I find that the best kind of creative inspiration, in any field of endeavor, comes from communing deeply with other life presences, in heartfelt, open-minded, empathic attunement with them. The more deeply we invest our heart, mind, and senses, in communion with other life presences, experiences, and activities, in the world, the more does the co-creative heart core of our own being become stirred, and reveal greater gifts of creative inspiration and meaningful insight, as the source of great artistic expression, heart-full living, and enhanced performance in any area of endeavor. When individual hearts resonate in deeply invested attunement with each other, they energize each other, like magnets, releasing the co-creative process of synergy, like electricity flowing only when an electrical plug and socket, or positive and negative electrical poles, are connected to one another.

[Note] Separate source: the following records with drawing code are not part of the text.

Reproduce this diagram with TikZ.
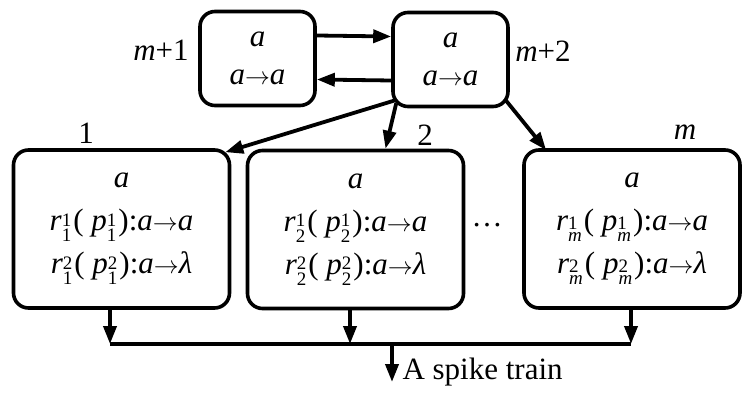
\documentclass[tikz,border=0pt]{standalone}
\usepackage{fontspec}
\setmainfont{Liberation Serif}
\usetikzlibrary{arrows.meta}
\newcommand{\va}{\textit{a}}
\newcommand{\fire}{\ensuremath{\rightarrow}}
\newcommand{\rp}[3]{\textit{#1}\raisebox{-11pt}{\fontsize{19}{19}\selectfont\shortstack[l]{#2\\#3}}\kern2pt}

\begin{document}
\begin{tikzpicture}[x=1pt,y=-1pt,
  cell/.style={draw, line width=3.6pt, rounded corners=15pt, align=center, inner sep=0pt},
  topcell/.style={cell, minimum width=115pt, minimum height=94pt, font=\fontsize{31}{38}\selectfont},
  neuron/.style={cell, minimum width=216pt, minimum height=158pt, font=\fontsize{31}{43}\selectfont},
  arr/.style={line width=3.8pt, -{Triangle[length=18pt,width=13pt]}},
  lbl/.style={font=\fontsize{31}{36}\selectfont}]
  \useasboundingbox (0,0) rectangle (744,395);
  \node[topcell] (m1) at (257.5,58.5) {\va\\\va\fire\va};
  \node[topcell] (m2) at (450.5,59.5) {\va\\\va\fire\va};
  \node[lbl, anchor=east] (l1) at ([xshift=-6pt,yshift=8pt]m1.west) {\textit{m}+1};
  \node[lbl, anchor=west] (l2) at ([xshift=2pt,yshift=8pt]m2.east) {\textit{m}+2};
  \node[neuron] (b1) at (121.5,229) {\va\\\rp{r}{1}{1}( \rp{p}{1}{1}):\va\fire\va\\\rp{r}{2}{1}( \rp{p}{2}{1}):\va\fire\textit{λ}};
  \node[neuron] (b2) at (355.5,229.5) {\va\\\rp{r}{1}{2}( \rp{p}{1}{2}):\va\fire\va\\\rp{r}{2}{2}( \rp{p}{2}{2}):\va\fire\textit{λ}};
  \node[neuron] (bm) at (632,229) {\va\\\rp{r}{1}{\textit{m}}( \rp{p}{1}{\textit{m}}):\va\fire\va\\\rp{r}{2}{\textit{m}}( \rp{p}{2}{\textit{m}}):\va\fire\textit{λ}};
  \node[lbl] (n1) at (86,133) {1};
  \node[lbl] (n2) at (425,135) {2};
  \node[lbl] (nm) at (685,132) {\textit{m}};
  \node[lbl] (dots) at (487,225) {…};
  \draw[arr] ([yshift=23pt]m1.east) -- ([yshift=23pt]m2.west);
  \draw[arr] ([yshift=-21pt]m2.west) -- ([yshift=-21pt]m1.east);
  \draw[arr] ([shift={(4pt,8pt)}]m2.south west) -- ([shift={(-6pt,-4pt)}]b1.north east);
  \draw[arr] ([shift={(5pt,5pt)}]m2.south west) -- ([xshift=30pt]b2.north);
  \draw[arr] ([shift={(-4pt,8pt)}]m2.south east) -- ([shift={(24pt,-2pt)}]bm.north west);
  \coordinate (j1) at (110,344);
  \coordinate (j2) at (350,344);
  \coordinate (jm) at (631,344);
  \coordinate (jo) at (392,344);
  \coordinate (out) at (392,382);
  \draw[arr] (b1.south -| j1) -- (j1);
  \draw[arr] (b2.south -| j2) -- (j2);
  \draw[arr] (bm.south -| jm) -- (jm);
  \draw[line width=3.8pt] (j1) -- (jm);
  \draw[arr] (jo) -- (out);
  \node[lbl, anchor=west] (train) at (399,372) {A spike train};
\end{tikzpicture}
\end{document}
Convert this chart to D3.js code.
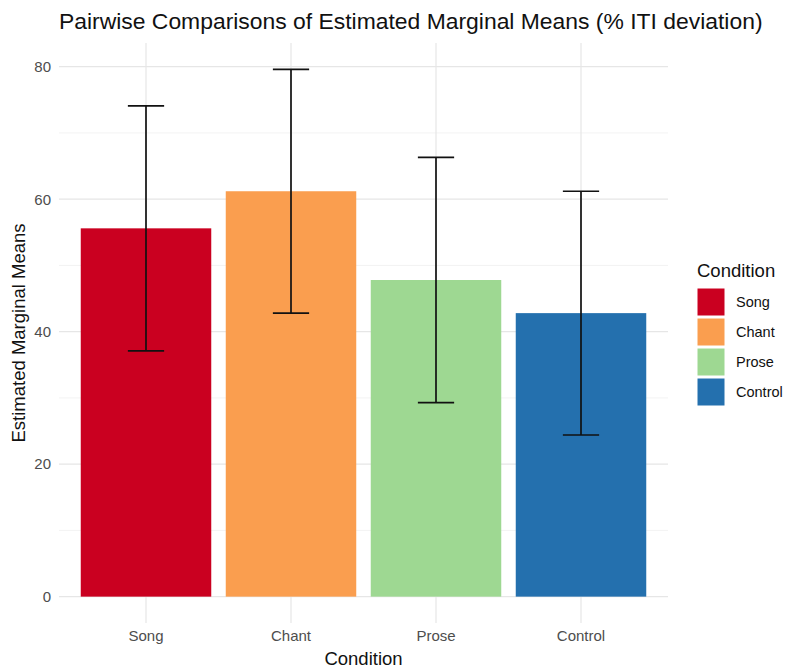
<!DOCTYPE html>
<html>
<head>
<meta charset="utf-8">
<script src="https://cdn.jsdelivr.net/npm/d3@7"></script>
<style>
  html, body { margin: 0; padding: 0; background: #fff; }
  svg { display: block; font-family: "Liberation Sans", Arial, Helvetica, sans-serif; }
</style>
</head>
<body>
<svg id="chart" width="786" height="670"></svg>
<script>
// Estimated marginal means per condition, with 95% CI bounds
const conditions = ["Song", "Chant", "Prose", "Control"];
const emmeans = [55.6, 61.2, 47.8, 42.8];
const lowerCL = [37.1, 42.8, 29.3, 24.4];
const upperCL = [74.1, 79.6, 66.3, 61.2];
const barColors = ["#ca0020", "#fa9e4f", "#9ed892", "#2470ae"];
const yTicks = [0, 20, 40, 60, 80];
const yMinorTicks = [10, 30, 50, 70];

const svg = d3.select("#chart");
const panel = { left: 59, right: 668, top: 43, bottom: 623 };

const x = d3.scaleBand()
  .domain(conditions)
  .range([panel.left, panel.right])
  .paddingInner(0.1)
  .paddingOuter(0.15);

// 5% expansion around [0, max upper CL]
const yMax = d3.max(upperCL);
const y = d3.scaleLinear()
  .domain([-0.05 * yMax, yMax * 1.05])
  .range([panel.bottom, panel.top]);

const color = d3.scaleOrdinal().domain(conditions).range(barColors);

// Gridlines
const grid = svg.append("g");
grid.selectAll("line.minor").data(yMinorTicks).join("line")
  .attr("x1", panel.left).attr("x2", panel.right)
  .attr("y1", d => y(d)).attr("y2", d => y(d))
  .attr("stroke", "#f3f3f3").attr("stroke-width", 1);
grid.selectAll("line.major").data(yTicks).join("line")
  .attr("x1", panel.left).attr("x2", panel.right)
  .attr("y1", d => y(d)).attr("y2", d => y(d))
  .attr("stroke", "#e6e6e6").attr("stroke-width", 1.2);
grid.selectAll("line.vmajor").data(conditions).join("line")
  .attr("x1", d => x(d) + x.bandwidth() / 2).attr("x2", d => x(d) + x.bandwidth() / 2)
  .attr("y1", panel.top).attr("y2", panel.bottom)
  .attr("stroke", "#e6e6e6").attr("stroke-width", 1.2);

// Bars
svg.append("g").selectAll("rect").data(conditions).join("rect")
  .attr("x", d => x(d))
  .attr("width", x.bandwidth())
  .attr("y", (d, i) => y(emmeans[i]))
  .attr("height", (d, i) => y(0) - y(emmeans[i]))
  .attr("fill", d => color(d));

// Error bars
const capHalf = x.step() * 0.125;
const eb = svg.append("g").attr("stroke", "#111").attr("stroke-width", 1.7);
conditions.forEach((c, i) => {
  const cx = x(c) + x.bandwidth() / 2;
  eb.append("line").attr("x1", cx).attr("x2", cx).attr("y1", y(lowerCL[i])).attr("y2", y(upperCL[i]));
  eb.append("line").attr("x1", cx - capHalf).attr("x2", cx + capHalf).attr("y1", y(lowerCL[i])).attr("y2", y(lowerCL[i]));
  eb.append("line").attr("x1", cx - capHalf).attr("x2", cx + capHalf).attr("y1", y(upperCL[i])).attr("y2", y(upperCL[i]));
});

// Axes
const yAxis = svg.append("g")
  .attr("transform", `translate(${panel.left},0)`)
  .call(d3.axisLeft(y).tickValues(yTicks).tickSize(0).tickPadding(8));
yAxis.select(".domain").remove();
yAxis.selectAll("text").attr("fill", "#4d4d4d").style("font-size", "15px");

const xAxis = svg.append("g")
  .attr("transform", `translate(0,${panel.bottom})`)
  .call(d3.axisBottom(x).tickSize(0).tickPadding(7));
xAxis.select(".domain").remove();
xAxis.selectAll("text").attr("fill", "#4d4d4d").style("font-size", "15px");

// Titles
svg.append("text")
  .attr("x", panel.left).attr("y", 29)
  .attr("fill", "#111").style("font-size", "22.9px")
  .text("Pairwise Comparisons of Estimated Marginal Means (% ITI deviation)");

svg.append("text")
  .attr("x", (panel.left + panel.right) / 2).attr("y", 665)
  .attr("text-anchor", "middle").attr("fill", "#111").style("font-size", "18.5px")
  .text("Condition");

svg.append("text")
  .attr("transform", `translate(25,${(panel.top + panel.bottom) / 2}) rotate(-90)`)
  .attr("text-anchor", "middle").attr("fill", "#111").style("font-size", "18.5px")
  .text("Estimated Marginal Means");

// Legend
const legend = svg.append("g").attr("transform", "translate(697,0)");
legend.append("text").attr("x", 0).attr("y", 277)
  .attr("fill", "#111").style("font-size", "18.5px").text("Condition");
const items = legend.selectAll("g.item").data(conditions).join("g")
  .attr("transform", (d, i) => `translate(0,${288 + i * 30})`);
items.append("rect").attr("width", 28).attr("height", 28)
  .attr("fill", d => color(d)).attr("stroke", "#fff").attr("stroke-width", 1);
items.append("text").attr("x", 39).attr("y", 14).attr("dy", "0.35em")
  .attr("fill", "#111").style("font-size", "14.5px").text(d => d);
</script>
</body>
</html>
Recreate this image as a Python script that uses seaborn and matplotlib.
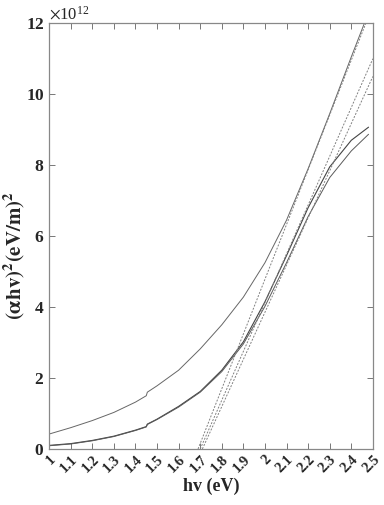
import numpy as np
import pandas as pd
import matplotlib
matplotlib.use("Agg")
import matplotlib.pyplot as plt
import seaborn as sns
from matplotlib.ticker import ScalarFormatter

# photon energy (eV) and (alpha*h*v)^2 readings, in units of 1e12 (eV/m)^2
hv = [1.0, 1.1, 1.2, 1.3, 1.4, 1.45, 1.455, 1.5, 1.6, 1.7, 1.8, 1.9,
      2.0, 2.1, 2.2, 2.3, 2.4, 2.48]
film_a = [0.42, 0.60, 0.80, 1.03, 1.32, 1.50, 1.60, 1.78, 2.22, 2.82, 3.50, 4.28,
          5.25, 6.45, 7.90, 9.45, 11.05, 12.30]
film_b = [0.10, 0.15, 0.24, 0.36, 0.53, 0.63, 0.70, 0.84, 1.20, 1.62, 2.22, 3.02,
          4.15, 5.45, 6.80, 7.95, 8.70, 9.07]
film_c = [0.09, 0.14, 0.23, 0.35, 0.52, 0.62, 0.69, 0.83, 1.18, 1.60, 2.18, 2.96,
          4.02, 5.25, 6.55, 7.65, 8.40, 8.87]

# linear extrapolations (Tauc fits): x-intercept -> value at 2.5 eV
fit_a_x = [1.69, 2.5]
fit_a_y = [0.0, 12.5]
fit_b_x = [1.70, 2.5]
fit_b_y = [0.0, 11.0]
fit_c_x = [1.71, 2.5]
fit_c_y = [0.0, 10.5]

xticks = [1.0, 1.1, 1.2, 1.3, 1.4, 1.5, 1.6, 1.7, 1.8, 1.9, 2.0,
          2.1, 2.2, 2.3, 2.4, 2.5]
xlabels = ["1", "1.1", "1.2", "1.3", "1.4", "1.5", "1.6", "1.7", "1.8", "1.9", "2",
           "2.1", "2.2", "2.3", "2.4", "2.5"]
yticks = [0, 2, 4, 6, 8, 10, 12]

sns.set_theme(style="white")
plt.rcParams['font.family'] = ['Liberation Serif', 'DejaVu Serif']
plt.rcParams['mathtext.fontset'] = 'stix'

fig = plt.figure(figsize=(3.84, 5.05), dpi=100)
ax = fig.add_axes([0.128, 0.111, 0.843, 0.843])

scale = 1e12
curves = pd.DataFrame({"hv": hv, "a": np.array(film_a) * scale,
                       "b": np.array(film_b) * scale, "c": np.array(film_c) * scale})

sns.lineplot(data=curves, x="hv", y="a", ax=ax, color="#666666", linewidth=0.7)
sns.lineplot(data=curves, x="hv", y="b", ax=ax, color="#444444", linewidth=0.8)
sns.lineplot(data=curves, x="hv", y="c", ax=ax, color="#5a5a5a", linewidth=0.7)

for fx, fy in [(fit_a_x, fit_a_y), (fit_b_x, fit_b_y), (fit_c_x, fit_c_y)]:
    sns.lineplot(x=fx, y=np.array(fy) * scale, ax=ax, color="#808080",
                 linewidth=0.7, linestyle=(0, (2.0, 1.5)))

ax.set_xlim(1, 2.5)
ax.set_ylim(0, 12 * scale)
ax.set_xticks(xticks)
ax.set_xticklabels(xlabels, rotation=45, ha="right", rotation_mode="anchor",
                   fontsize=10.5, fontweight="bold")
ax.set_yticks([v * scale for v in yticks])

fmt = ScalarFormatter(useMathText=True)
fmt.set_powerlimits((12, 12))
ax.yaxis.set_major_formatter(fmt)
ax.tick_params(axis="y", labelsize=12.5)
for lab in ax.get_yticklabels():
    lab.set_fontweight("bold")
ax.yaxis.get_offset_text().set_fontsize(12)

ax.tick_params(direction="in", length=4, width=0.7, color="#777777",
               top=True, right=True, bottom=True, left=True)
ax.tick_params(axis="x", pad=3)
for sp in ax.spines.values():
    sp.set_color("#888888")
    sp.set_linewidth(0.9)

ax.set_xlabel("hv (eV)", fontsize=13, fontweight="bold", labelpad=2)
ax.set_ylabel(r"$\mathbf{(\alpha hv)^2(eV/m)^2}$", fontsize=15)
ax.yaxis.set_label_coords(-0.068, 0.455)

fig.savefig("out.png", dpi=100)
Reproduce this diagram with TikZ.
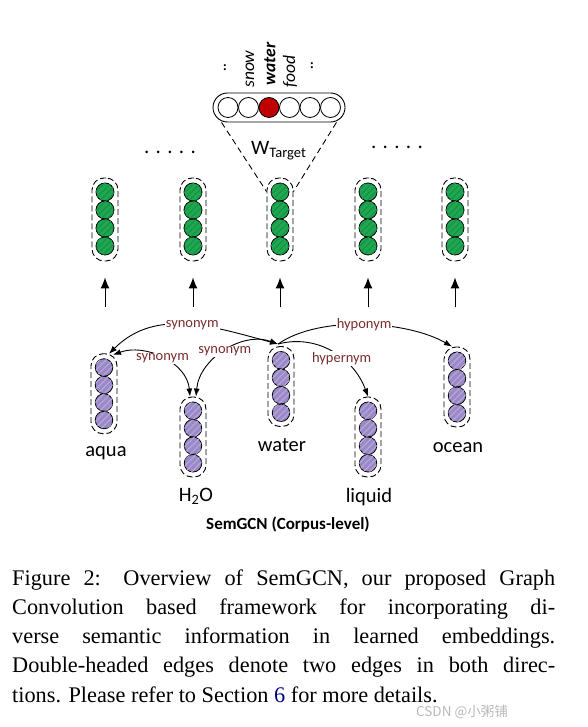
\documentclass[tikz,border=0pt]{standalone}
\usepackage{fontspec}
\setmainfont{Liberation Serif}
\newfontfamily\carlito{Carlito}
\newfontfamily\cjkfont{Noto Sans CJK SC}
\usepackage{xcolor}
\usetikzlibrary{arrows.meta}
\usetikzlibrary{patterns.meta}
\usetikzlibrary{positioning}

\definecolor{cellgreen}{HTML}{1FA84F}
\definecolor{stripegreen}{HTML}{17934A}
\definecolor{cellpurple}{HTML}{9B89C7}
\definecolor{stripepurple}{HTML}{B3A5DA}
\definecolor{relred}{HTML}{7A2E2E}
\definecolor{wordred}{HTML}{C00000}
\definecolor{linkblue}{HTML}{00007F}

\tikzset{
  colbox/.style={draw, dash pattern=on 6pt off 3pt, rounded corners=12pt, line width=0.9pt, minimum width=26pt, inner sep=0pt},
  greencell/.style={circle, draw, line width=0.8pt, minimum size=18pt, inner sep=0pt, fill=cellgreen,
    postaction={pattern color=stripegreen, pattern={Lines[angle=45, distance=4.5pt, line width=1.3pt]}}},
  purplecell/.style={circle, draw, line width=0.8pt, minimum size=17.5pt, inner sep=0pt, fill=cellpurple,
    postaction={pattern color=stripepurple, pattern={Lines[angle=45, distance=4.5pt, line width=1.3pt]}}},
  wcell/.style={circle, draw, line width=0.8pt, minimum size=20pt, inner sep=0pt},
  vocab/.style={rotate=90, anchor=west, inner sep=0pt, font=\carlito\itshape\fontsize{17.5}{20}\selectfont},
  wordlabel/.style={anchor=base, inner sep=0pt, font=\carlito\fontsize{20.5}{24}\selectfont},
  rellabel/.style={fill=white, inner sep=1pt, text=relred, font=\carlito\fontsize{14.5}{16}\selectfont},
  relation/.style={line width=0.9pt, >={Latex[length=8pt, width=6pt]}},
  uparrow/.style={line width=1pt, -{Latex[length=11pt, width=9pt]}},
  funnel/.style={line width=0.9pt, dash pattern=on 6pt off 4pt},
  captionline/.style={anchor=base west, inner sep=0pt, font=\fontsize{22.3}{26}\selectfont},
}

\begin{document}
\begin{tikzpicture}[x=1pt, y=1pt]
\useasboundingbox (0,0) rectangle (587,-727);

% target embedding vector
\node (wbox) [draw, line width=0.9pt, rounded corners=14.5pt, minimum width=132pt, minimum height=29pt] at (279,-107.5) {};
\foreach \k/\c in {0/white, 1/white, 2/wordred, 3/white, 4/white, 5/white}
  \node (w-\k) [wcell, fill=\c] at ({228+20.5*\k},-107.5) {};
\node (voc-0) [vocab] at (225,-72) {..};
\node (voc-1) [vocab] at (250,-88) {snow};
\node (voc-2) [vocab, font=\carlito\bfseries\itshape\fontsize{17.5}{20}\selectfont] at (270,-86) {water};
\node (voc-3) [vocab] at (290,-88) {food};
\node (voc-4) [vocab] at (312,-70) {..};
\node (wtarget) [anchor=base, inner sep=0pt, font=\carlito\fontsize{20.5}{24}\selectfont] at (278.5,-155) {W\raisebox{-2.5pt}{\fontsize{14.5}{16}\selectfont Target}};

% output embeddings
\foreach \name/\x in {top1/105, top2/193, top3/280, top4/368, top5/455} {
  \node (\name) [colbox, minimum height=83pt] at (\x,-219.5) {};
  \foreach \k in {0,...,3}
    \node (\name-\k) [greencell] at (\x,{-192-18*\k}) {};
}
\node (dots-left) [inner sep=0pt, font=\carlito\fontsize{21}{21}\selectfont] at (170,-152) {. . . . .};
\node (dots-right) [inner sep=0pt, font=\carlito\fontsize{21}{21}\selectfont] at (397,-147) {. . . . .};

\draw [funnel] ([xshift=9pt]wbox.south west) -- ([yshift=-14pt]top3.north west);
\draw [funnel] ([xshift=-9pt]wbox.south east) -- ([yshift=-14pt]top3.north east);

\foreach \name in {top1, top2, top3, top4, top5}
  \draw [uparrow] ([yshift=-46pt]\name.south) -- ([yshift=-16pt]\name.south);

% input word graph
\foreach \name/\x/\y in {aqua/104/-393.75, h2o/193/-437, water/281/-386.5, liquid/368/-437, ocean/457/-387} {
  \node (\name) [colbox, minimum height=80pt] at (\x,\y) {};
  \foreach \k in {0,...,3}
    \node (\name-\k) [purplecell] at (\x,{\y+(1.5-\k)*17.5}) {};
}
\node (aqua-word) [wordlabel] at (106,-456) {aqua};
\node (h2o-word) [wordlabel] at (196,-501) {H\textsubscript{2}O};
\node (water-word) [wordlabel] at (282,-451) {water};
\node (liquid-word) [wordlabel] at (369,-502) {liquid};
\node (ocean-word) [wordlabel] at (458,-452) {ocean};

\coordinate (water-in) at ([shift={(-3pt,2pt)}]water.north);
\draw [relation, <->] ([shift={(5pt,-0.5pt)}]aqua.north) to [out=45, in=165] node [rellabel, pos=0.53] {synonym} (water-in);
\draw [relation, <->] ([shift={(9pt,-1.5pt)}]aqua.north) to [out=20, in=95] node [rellabel] {synonym} ([xshift=-3pt]h2o.north);
\draw [relation, <->] (water-in) to [out=160, in=85] node [rellabel] {synonym} ([xshift=3pt]h2o.north);
\draw [relation, ->] (water-in) to [out=35, in=150, looseness=0.75] node [rellabel] {hyponym} ([xshift=-5pt]ocean.north);
\draw [relation, ->] (water-in) to [out=15, in=110] node [rellabel, pos=0.6] {hypernym} (liquid.north);

\node (title) [anchor=base, inner sep=0pt, font=\carlito\bfseries\fontsize{17}{20}\selectfont] at (288,-529) {SemGCN (Corpus-level)};

% caption
\node (cap-1) [captionline] at (12,-585) {\makebox[543pt][s]{Figure 2: Overview of SemGCN, our proposed Graph}};
\node (cap-2) [captionline] at (12,-614.3) {\makebox[543pt][s]{Convolution based framework for incorporating di-}};
\node (cap-3) [captionline] at (12,-643.6) {\makebox[543pt][s]{verse semantic information in learned embeddings.}};
\node (cap-4) [captionline] at (12,-672.9) {\makebox[543pt][s]{Double-headed edges denote two edges in both direc-}};
\node (cap-5) [captionline] at (12,-702.2) {tions. Please refer to Section {\color{linkblue}6} for more details.};
\node (mark) [anchor=base east, inner sep=0pt, text=gray!55, font=\cjkfont\fontsize{13.5}{15}\selectfont] at (508,-716) {CSDN @小粥铺};
\end{tikzpicture}
\end{document}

However, as long as the heart remains egocentrically, narcissistically, selfishly, self-absorbed, or self-possessed, we will be able to make only rather shallow contact with others, with only the superficial levels of our awareness. Without heartfelt communion, the mind and senses, by themselves alone, can contact, understand, and appreciate, only rather superficial aspects of reality, and provide only a relatively shallow, mechanical, level of creative artistic functioning. That is why I agree with what St. Exupery wrote, in his book, "The Little Prince", "It is only with the eyes of the heart that one can see what is most essential in life....Only the heart sees clearly, because what is essential is not visible to the eyes". I might add, what is essential in life is also not available to the analytical intellect, functioning independently of the deeper, relational, insight of the heart, because the analytical mind tends to be self-absorbed in its own thought, rather than making direct contact with other life presences, experiences, and activities, in the world.


To make direct, deep, empathic, contact with anyone or anything, and to tap into the relational source of co-creative insight and inspiration, one must let go of precommitted mental presumptions, preconceptions, and abstractions, which function like an opaque filter, barrier, or distorting mechanism, keeping the mind self absorbed in its own thought, and blocking direct contact and heartfelt empathic communion with actual life experience in the world, which the philosopher Martin Buber describes as the I-Thou relationship, in contrast to the I-It relationship. In Biblical terms, this is the difference between experiencing reality as though through a "poor reflection", or "a glass darkly" rather than "face to face" (I Corinthians 13:12). Communing with the enduring living presence, or living spirit, that the author of any creative work has invested in that creative production can empathically reveal the meaningful intention and originating inspirational experience of that author or producer. The reason why the highest source level of creative insight, inspiration, and production, comes from relational communion is because it is a relational reality nature, rather than a solo, divisive, dualistic, or separate individualistic nature. Therefore, introspective processes that produce greater self-involvement, and break off heartfelt communion with others, cannot reveal and release the highest level of creative functioning.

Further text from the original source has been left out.